Extract the lines between the ones holding "Reproduce this chart with Chart.js." and "const yTitle = 'Deviatoric Stress q (Pa)';", inclusive, exactly as written and nothing more.

Begin

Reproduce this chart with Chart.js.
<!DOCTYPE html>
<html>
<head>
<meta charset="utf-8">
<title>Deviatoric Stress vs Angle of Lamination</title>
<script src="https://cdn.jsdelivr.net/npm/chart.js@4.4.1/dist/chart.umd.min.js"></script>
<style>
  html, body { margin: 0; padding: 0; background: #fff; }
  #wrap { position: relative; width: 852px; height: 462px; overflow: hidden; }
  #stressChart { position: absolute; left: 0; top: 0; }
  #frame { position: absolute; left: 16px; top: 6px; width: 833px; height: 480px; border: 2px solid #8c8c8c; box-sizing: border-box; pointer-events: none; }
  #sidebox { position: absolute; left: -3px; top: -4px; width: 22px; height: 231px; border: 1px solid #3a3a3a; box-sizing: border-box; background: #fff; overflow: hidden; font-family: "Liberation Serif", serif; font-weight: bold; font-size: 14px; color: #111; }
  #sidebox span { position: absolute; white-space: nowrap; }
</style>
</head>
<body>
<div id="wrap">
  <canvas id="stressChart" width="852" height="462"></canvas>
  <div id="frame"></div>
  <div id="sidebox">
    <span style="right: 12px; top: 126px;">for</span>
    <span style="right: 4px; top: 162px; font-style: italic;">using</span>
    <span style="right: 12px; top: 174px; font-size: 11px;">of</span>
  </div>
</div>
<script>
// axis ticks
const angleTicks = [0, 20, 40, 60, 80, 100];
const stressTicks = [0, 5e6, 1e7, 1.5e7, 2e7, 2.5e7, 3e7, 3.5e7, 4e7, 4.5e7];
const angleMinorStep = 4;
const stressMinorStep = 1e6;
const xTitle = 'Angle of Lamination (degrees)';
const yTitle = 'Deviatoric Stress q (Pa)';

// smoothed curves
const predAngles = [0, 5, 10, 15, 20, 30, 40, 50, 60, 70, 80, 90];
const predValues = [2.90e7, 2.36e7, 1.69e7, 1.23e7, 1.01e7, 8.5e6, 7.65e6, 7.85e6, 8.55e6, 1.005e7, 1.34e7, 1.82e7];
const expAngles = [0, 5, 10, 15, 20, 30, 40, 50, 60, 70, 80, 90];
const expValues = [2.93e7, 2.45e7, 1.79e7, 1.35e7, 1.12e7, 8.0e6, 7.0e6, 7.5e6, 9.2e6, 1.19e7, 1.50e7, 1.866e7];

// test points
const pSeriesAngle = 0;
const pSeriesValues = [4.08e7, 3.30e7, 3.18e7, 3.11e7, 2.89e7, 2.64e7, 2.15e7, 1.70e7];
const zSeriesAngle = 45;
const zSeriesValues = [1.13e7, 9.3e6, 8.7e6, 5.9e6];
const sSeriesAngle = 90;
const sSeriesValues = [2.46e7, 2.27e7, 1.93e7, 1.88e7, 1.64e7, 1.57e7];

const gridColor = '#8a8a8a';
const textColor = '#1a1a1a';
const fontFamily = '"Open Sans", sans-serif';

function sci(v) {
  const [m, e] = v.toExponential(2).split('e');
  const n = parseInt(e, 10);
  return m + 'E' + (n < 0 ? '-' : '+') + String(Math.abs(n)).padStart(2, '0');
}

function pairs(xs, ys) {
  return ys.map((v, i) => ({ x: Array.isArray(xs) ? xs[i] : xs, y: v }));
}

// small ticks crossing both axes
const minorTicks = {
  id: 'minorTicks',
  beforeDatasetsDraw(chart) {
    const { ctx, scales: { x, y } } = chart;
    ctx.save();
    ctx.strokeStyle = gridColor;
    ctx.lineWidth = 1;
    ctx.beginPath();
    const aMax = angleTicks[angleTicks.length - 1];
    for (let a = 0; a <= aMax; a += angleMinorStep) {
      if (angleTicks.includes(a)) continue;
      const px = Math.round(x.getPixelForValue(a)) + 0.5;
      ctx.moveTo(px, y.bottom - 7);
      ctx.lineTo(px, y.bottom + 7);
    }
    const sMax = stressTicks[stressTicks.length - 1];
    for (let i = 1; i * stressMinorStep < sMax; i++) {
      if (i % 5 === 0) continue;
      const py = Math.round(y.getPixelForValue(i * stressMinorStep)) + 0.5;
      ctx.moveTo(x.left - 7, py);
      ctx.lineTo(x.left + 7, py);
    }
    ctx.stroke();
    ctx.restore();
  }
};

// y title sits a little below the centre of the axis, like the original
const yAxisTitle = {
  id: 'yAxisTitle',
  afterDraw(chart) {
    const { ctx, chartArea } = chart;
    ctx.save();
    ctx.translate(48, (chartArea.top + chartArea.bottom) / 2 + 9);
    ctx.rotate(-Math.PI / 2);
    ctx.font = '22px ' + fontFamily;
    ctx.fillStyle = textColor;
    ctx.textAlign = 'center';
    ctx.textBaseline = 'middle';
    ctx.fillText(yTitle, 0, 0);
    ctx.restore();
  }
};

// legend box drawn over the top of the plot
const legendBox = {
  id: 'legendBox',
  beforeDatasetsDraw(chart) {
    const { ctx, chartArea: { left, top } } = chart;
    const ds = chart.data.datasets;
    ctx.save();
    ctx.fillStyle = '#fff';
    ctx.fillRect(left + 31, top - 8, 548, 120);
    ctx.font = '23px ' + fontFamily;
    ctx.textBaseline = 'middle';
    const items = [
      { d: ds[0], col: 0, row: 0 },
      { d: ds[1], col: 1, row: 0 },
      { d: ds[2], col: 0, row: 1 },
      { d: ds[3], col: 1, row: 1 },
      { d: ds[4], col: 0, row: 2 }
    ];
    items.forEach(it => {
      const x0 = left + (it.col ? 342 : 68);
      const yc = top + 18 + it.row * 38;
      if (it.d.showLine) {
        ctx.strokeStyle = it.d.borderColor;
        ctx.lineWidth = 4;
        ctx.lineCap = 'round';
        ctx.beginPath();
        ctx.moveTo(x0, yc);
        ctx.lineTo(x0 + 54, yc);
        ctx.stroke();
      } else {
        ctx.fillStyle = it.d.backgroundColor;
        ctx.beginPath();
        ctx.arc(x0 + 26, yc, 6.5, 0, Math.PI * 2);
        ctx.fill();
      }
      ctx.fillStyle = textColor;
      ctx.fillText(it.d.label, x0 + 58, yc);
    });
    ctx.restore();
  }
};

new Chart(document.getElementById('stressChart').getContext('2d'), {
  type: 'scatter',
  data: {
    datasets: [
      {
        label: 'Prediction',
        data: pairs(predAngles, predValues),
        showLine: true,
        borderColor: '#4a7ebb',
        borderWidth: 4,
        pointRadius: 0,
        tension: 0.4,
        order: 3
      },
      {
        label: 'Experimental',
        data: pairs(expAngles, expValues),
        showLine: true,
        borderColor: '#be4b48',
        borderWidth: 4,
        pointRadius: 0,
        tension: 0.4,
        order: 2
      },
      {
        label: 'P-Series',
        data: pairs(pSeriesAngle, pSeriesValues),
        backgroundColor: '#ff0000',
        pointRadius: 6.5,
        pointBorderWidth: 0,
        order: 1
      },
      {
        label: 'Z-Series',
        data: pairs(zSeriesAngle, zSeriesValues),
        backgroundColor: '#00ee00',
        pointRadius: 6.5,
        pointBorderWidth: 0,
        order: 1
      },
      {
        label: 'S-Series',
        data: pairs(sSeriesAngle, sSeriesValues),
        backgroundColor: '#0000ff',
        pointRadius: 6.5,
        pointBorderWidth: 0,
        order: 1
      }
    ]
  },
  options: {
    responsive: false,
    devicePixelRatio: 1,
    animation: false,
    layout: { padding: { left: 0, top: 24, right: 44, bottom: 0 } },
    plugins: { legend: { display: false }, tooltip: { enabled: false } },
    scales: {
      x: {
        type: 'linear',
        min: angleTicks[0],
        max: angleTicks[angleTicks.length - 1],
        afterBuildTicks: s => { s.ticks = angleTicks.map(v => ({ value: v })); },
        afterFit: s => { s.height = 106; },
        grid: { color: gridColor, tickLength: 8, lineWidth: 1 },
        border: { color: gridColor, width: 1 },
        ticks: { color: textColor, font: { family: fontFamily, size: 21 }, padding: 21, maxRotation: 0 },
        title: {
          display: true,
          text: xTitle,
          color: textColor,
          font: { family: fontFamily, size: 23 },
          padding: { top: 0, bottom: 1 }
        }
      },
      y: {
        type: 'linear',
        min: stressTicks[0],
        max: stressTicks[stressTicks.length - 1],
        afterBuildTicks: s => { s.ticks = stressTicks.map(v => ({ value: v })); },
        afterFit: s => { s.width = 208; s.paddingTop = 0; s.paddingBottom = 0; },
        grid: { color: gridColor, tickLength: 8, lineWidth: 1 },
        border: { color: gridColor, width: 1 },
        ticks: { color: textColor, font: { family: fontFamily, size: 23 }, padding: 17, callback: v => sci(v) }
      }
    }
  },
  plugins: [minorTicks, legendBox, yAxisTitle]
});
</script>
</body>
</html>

End
Begin

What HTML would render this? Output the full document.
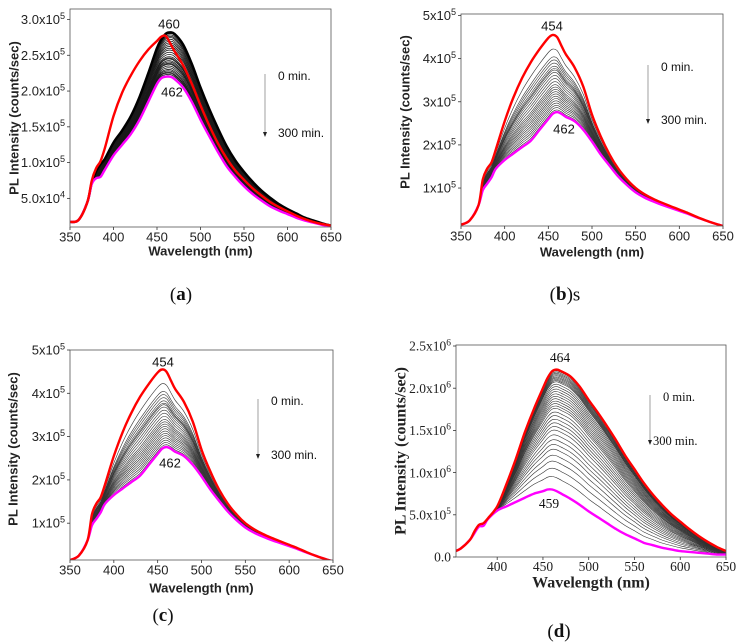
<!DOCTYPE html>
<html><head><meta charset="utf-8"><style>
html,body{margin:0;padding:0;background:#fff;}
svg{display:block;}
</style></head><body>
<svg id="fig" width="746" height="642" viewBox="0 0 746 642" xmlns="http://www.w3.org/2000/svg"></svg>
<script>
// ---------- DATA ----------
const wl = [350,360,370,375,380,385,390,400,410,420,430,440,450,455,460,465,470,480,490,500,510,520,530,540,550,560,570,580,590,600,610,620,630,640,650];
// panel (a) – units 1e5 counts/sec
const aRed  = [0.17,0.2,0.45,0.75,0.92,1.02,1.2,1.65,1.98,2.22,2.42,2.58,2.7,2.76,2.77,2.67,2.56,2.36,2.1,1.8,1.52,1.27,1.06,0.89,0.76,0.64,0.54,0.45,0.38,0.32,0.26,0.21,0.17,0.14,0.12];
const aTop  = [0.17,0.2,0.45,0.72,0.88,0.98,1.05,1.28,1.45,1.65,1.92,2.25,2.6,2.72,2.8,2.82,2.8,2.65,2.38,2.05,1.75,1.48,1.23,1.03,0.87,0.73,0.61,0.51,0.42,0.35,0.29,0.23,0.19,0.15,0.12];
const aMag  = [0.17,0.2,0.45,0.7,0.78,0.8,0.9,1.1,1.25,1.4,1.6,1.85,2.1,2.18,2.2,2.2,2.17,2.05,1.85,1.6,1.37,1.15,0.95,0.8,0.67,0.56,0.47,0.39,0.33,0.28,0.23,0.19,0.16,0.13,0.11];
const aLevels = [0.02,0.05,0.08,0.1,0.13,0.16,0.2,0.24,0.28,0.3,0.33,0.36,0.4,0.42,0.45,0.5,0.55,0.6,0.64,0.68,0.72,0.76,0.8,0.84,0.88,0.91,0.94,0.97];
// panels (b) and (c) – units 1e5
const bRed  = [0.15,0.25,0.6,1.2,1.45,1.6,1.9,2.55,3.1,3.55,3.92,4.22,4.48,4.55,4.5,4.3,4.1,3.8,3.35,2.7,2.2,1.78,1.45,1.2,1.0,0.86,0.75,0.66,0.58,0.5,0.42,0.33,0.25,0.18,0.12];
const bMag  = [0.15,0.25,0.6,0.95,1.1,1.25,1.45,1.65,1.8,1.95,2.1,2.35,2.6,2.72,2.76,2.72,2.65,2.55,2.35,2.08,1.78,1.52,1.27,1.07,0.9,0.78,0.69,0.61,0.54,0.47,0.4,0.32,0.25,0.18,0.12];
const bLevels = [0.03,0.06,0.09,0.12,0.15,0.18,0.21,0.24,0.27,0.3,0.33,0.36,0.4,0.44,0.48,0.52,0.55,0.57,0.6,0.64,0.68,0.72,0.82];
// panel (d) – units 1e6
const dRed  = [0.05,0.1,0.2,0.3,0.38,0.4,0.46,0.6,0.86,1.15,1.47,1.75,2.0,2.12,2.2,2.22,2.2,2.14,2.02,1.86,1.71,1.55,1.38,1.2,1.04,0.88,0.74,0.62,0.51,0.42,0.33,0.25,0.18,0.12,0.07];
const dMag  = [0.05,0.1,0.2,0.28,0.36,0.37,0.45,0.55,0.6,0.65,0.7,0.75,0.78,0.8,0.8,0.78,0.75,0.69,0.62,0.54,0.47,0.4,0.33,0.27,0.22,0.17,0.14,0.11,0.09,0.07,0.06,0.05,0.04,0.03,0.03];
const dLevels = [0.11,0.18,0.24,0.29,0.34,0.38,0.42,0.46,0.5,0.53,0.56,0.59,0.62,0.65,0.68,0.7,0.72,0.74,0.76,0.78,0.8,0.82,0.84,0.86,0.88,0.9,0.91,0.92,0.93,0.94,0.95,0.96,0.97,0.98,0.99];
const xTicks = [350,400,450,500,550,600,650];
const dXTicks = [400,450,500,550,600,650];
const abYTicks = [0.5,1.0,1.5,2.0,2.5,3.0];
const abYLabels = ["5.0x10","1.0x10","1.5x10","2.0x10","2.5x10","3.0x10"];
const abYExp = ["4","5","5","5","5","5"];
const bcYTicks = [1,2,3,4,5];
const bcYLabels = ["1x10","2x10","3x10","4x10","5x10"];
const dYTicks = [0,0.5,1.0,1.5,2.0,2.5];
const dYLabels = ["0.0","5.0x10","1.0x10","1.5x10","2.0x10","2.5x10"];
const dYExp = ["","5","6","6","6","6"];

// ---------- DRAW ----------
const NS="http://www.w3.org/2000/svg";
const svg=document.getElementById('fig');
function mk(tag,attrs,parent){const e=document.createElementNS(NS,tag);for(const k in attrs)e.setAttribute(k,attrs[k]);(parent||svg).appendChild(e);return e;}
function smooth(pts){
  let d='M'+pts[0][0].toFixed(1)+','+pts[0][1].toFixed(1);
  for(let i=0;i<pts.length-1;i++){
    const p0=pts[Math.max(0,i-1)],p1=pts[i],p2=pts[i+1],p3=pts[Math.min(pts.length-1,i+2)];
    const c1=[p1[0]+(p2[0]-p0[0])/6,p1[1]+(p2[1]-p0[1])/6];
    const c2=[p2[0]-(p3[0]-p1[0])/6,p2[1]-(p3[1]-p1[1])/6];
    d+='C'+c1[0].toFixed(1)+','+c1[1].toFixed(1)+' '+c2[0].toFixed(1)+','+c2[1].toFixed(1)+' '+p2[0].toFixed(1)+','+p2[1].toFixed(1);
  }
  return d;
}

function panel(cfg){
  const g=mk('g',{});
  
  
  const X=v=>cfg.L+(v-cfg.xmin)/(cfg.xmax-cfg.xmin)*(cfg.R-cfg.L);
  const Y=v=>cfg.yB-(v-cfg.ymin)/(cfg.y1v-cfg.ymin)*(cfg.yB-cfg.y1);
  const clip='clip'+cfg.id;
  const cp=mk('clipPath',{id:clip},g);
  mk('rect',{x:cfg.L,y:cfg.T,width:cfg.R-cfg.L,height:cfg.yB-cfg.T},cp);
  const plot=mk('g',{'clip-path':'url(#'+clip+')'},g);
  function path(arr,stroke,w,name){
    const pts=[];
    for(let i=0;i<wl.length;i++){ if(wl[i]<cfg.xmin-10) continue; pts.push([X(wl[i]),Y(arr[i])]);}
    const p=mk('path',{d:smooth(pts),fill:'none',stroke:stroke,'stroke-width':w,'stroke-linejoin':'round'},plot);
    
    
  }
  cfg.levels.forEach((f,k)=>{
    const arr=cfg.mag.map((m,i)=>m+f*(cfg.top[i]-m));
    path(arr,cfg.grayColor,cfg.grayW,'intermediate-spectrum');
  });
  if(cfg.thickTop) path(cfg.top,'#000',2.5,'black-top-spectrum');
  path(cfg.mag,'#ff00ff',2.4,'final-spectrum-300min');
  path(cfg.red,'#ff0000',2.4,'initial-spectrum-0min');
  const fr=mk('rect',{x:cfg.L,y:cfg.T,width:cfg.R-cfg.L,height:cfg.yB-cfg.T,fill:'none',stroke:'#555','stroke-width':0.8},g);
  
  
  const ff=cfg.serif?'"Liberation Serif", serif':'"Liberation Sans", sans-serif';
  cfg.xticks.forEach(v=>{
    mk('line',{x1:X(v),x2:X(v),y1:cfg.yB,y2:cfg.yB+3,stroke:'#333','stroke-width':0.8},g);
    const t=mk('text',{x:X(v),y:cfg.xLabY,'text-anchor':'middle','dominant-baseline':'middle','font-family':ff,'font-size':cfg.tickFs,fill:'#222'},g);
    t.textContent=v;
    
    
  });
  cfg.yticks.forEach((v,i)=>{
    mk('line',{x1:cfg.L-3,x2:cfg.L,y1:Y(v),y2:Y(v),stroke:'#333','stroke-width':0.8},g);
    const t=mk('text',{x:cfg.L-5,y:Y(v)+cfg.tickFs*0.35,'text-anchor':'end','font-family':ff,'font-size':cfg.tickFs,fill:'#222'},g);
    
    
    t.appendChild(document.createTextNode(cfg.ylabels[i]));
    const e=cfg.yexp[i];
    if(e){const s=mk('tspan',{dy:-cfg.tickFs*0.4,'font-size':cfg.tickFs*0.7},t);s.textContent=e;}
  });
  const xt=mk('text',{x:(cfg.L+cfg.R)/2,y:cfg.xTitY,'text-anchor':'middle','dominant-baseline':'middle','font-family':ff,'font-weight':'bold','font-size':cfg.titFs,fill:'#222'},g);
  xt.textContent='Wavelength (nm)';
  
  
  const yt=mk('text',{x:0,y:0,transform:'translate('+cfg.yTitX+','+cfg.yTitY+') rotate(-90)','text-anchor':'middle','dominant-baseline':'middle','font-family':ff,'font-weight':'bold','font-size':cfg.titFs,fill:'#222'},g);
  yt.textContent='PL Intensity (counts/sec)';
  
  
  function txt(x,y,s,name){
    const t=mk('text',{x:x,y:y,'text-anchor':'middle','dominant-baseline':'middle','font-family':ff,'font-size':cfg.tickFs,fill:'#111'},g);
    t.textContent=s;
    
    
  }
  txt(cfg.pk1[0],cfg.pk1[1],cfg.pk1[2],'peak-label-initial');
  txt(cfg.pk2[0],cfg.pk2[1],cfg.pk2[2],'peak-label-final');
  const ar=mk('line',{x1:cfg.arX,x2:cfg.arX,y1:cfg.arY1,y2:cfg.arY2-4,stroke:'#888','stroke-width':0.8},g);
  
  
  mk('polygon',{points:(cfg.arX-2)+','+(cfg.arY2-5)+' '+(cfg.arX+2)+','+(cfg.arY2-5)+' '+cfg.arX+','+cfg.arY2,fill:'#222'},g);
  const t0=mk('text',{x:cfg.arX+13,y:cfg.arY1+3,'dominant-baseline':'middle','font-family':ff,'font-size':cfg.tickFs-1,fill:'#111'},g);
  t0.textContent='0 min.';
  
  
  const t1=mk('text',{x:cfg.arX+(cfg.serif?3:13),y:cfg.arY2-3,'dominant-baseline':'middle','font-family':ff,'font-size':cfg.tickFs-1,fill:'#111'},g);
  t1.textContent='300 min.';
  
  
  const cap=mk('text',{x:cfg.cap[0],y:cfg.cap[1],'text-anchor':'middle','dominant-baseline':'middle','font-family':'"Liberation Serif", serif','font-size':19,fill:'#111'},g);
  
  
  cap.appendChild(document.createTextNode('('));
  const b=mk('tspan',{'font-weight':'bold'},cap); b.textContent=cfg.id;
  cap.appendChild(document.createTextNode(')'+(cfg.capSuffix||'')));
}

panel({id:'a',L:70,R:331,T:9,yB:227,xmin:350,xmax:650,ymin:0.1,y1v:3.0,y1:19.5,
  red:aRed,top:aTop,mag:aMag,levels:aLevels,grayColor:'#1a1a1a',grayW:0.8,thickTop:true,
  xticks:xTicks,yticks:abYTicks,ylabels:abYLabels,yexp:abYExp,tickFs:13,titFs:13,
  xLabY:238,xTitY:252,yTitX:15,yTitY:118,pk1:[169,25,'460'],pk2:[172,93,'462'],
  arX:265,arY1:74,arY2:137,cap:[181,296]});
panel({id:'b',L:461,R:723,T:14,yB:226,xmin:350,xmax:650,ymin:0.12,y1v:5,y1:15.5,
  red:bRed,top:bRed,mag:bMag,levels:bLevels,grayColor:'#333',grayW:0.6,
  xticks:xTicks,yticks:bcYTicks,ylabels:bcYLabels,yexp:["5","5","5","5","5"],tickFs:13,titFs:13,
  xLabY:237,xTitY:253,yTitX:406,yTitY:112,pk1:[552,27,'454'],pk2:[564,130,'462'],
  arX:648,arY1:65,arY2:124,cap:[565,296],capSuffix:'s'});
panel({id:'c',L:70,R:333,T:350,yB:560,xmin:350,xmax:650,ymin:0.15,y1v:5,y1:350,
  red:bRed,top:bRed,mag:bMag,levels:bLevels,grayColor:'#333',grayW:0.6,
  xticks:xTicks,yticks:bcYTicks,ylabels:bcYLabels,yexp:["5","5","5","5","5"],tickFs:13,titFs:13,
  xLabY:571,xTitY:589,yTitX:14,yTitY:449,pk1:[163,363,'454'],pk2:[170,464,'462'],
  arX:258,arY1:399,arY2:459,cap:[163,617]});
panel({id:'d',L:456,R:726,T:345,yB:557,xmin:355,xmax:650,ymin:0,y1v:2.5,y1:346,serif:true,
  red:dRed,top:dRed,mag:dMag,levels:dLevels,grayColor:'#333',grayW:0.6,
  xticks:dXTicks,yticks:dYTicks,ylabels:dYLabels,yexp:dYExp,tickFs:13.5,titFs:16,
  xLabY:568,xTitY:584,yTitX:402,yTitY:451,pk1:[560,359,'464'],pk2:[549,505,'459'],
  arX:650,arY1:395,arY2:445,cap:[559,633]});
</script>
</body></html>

End

### [TASK RESULT]
Reproduce this chart with Chart.js.
<!DOCTYPE html>
<html>
<head>
<meta charset="utf-8">
<title>Deviatoric Stress vs Angle of Lamination</title>
<script src="https://cdn.jsdelivr.net/npm/chart.js@4.4.1/dist/chart.umd.min.js"></script>
<style>
  html, body { margin: 0; padding: 0; background: #fff; }
  #wrap { position: relative; width: 852px; height: 462px; overflow: hidden; }
  #stressChart { position: absolute; left: 0; top: 0; }
  #frame { position: absolute; left: 16px; top: 6px; width: 833px; height: 480px; border: 2px solid #8c8c8c; box-sizing: border-box; pointer-events: none; }
  #sidebox { position: absolute; left: -3px; top: -4px; width: 22px; height: 231px; border: 1px solid #3a3a3a; box-sizing: border-box; background: #fff; overflow: hidden; font-family: "Liberation Serif", serif; font-weight: bold; font-size: 14px; color: #111; }
  #sidebox span { position: absolute; white-space: nowrap; }
</style>
</head>
<body>
<div id="wrap">
  <canvas id="stressChart" width="852" height="462"></canvas>
  <div id="frame"></div>
  <div id="sidebox">
    <span style="right: 12px; top: 126px;">for</span>
    <span style="right: 4px; top: 162px; font-style: italic;">using</span>
    <span style="right: 12px; top: 174px; font-size: 11px;">of</span>
  </div>
</div>
<script>
// axis ticks
const angleTicks = [0, 20, 40, 60, 80, 100];
const stressTicks = [0, 5e6, 1e7, 1.5e7, 2e7, 2.5e7, 3e7, 3.5e7, 4e7, 4.5e7];
const angleMinorStep = 4;
const stressMinorStep = 1e6;
const xTitle = 'Angle of Lamination (degrees)';
const yTitle = 'Deviatoric Stress q (Pa)';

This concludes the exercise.